Silber writes, “There are a variety of reasons for that, Kiplinger says, including a smart expansion into the digital realm that drives both advertising and paid-circulation newsletter subscriptions, and at the core, quality content. It’s true, he says, that personal-finance information and advice is ubiquitous today and free on the internet. But that doesn’t mean it’s of the same quality, and that’s where Kiplinger perceives his company’s advantage. ‘A lot of websites are written by amateur and volunteer contributors,’ he says. ‘It doesn’t compare to the carefully researched and fact-checked journalism that we offer.
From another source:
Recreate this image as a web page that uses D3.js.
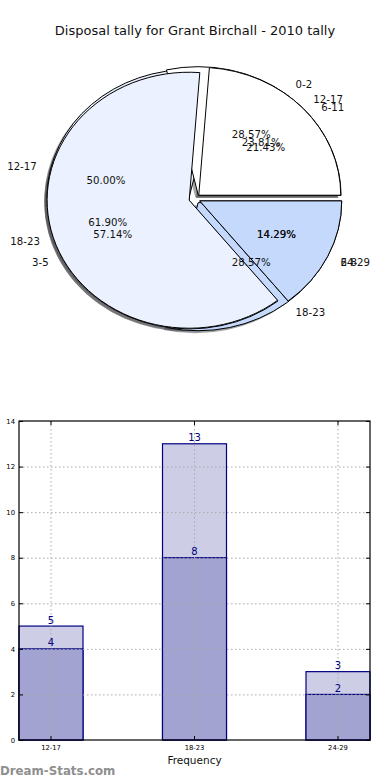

Maybe that’s why we survived.’
“The company’s advertisers — many of them direct, rather than programmatic buyers, both endemic and non endemic—sign up for custom content, slideshows, videos and more. ‘Why do they come to us?’ Kiplinger says. ‘They trust the quality of our content and they know they’re not going to get in trouble from content that doesn’t live up to the value of their brand.’
“The company publishes four paid newsletters (The Kiplinger Letter; The Kiplinger Tax Letter; Kiplinger’s Retirement Report; and Kiplinger’s Investing for Income) with a combined circulation of more than 300,000. The magazine has more than 600,000 subscribers. The website, Kiplinger.com, averages 24 million views per month. The four paid newsletters have renewal rates above 80%. In recent years, the company has created a series of daily enewsletters to drive both web traffic and subscriptions.”